Spanning roughly 8,300 sq kms (3,192 sq miles), the Ngorongoro Conservation Area is a perfect microcosm of East Africa: it combines spectacular scenery and valuable archeological sites with mountains, forests, grassland plains, extinct volcanoes and a staggering profusion of wildlife. Central to the Area is the Ngorongoro Crater the floor of which covers an area of 260 sq kms (100 sq miles). Accommodation is available in one of the lodges on the rim of the crater or just outside the Conservation Area. The road meanders along the rim of the crater affording breathtaking views and descends 2,000 feet to the crater floor.

Ngorongoro Crater is really a caldera, the sunken or collapsed cone of a volcano. It is the largest inactive, unbroken and unflooded caldera in the world.

Living on the floor of the crater are bull elephants, lions, hyena, zebra, wildebeest among others living on the grasslands and acacia forests. The crater also has a soda lake - Lake Magadi, the word magad translates to salt water in Maasai. The lake attracts greater and lesser flamingo and other water birds.

The crater is best known as a highly successful sanctuary for the endangered black rhino.

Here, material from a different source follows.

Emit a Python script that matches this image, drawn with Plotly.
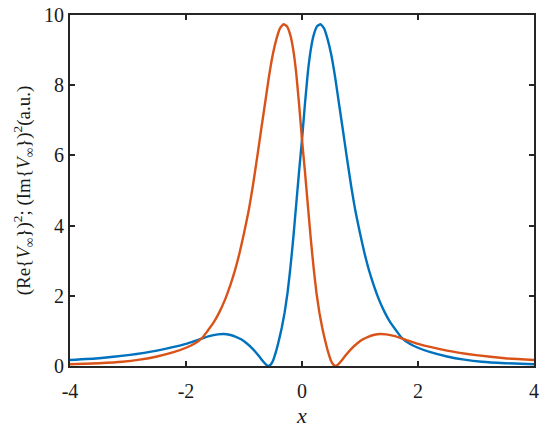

The settings in which you watch the animals are beautiful, the crater is an outstanding place for photography as well as direct observation.

The ground water springs are said to be highly nutritious and the Maasai bring their cattle into the crater daily to drink as they have done for centuries.

Just to the north of the crater are the Olmoti and Empakaai Craters both of which can be explored on foot escorted by a local ranger. It is a wonderful way to explore the highlands and volcanic landscapes. Maasai tribesmen live on the open moorlands and arrangements to visit their manyattas (homestead) can be arranged.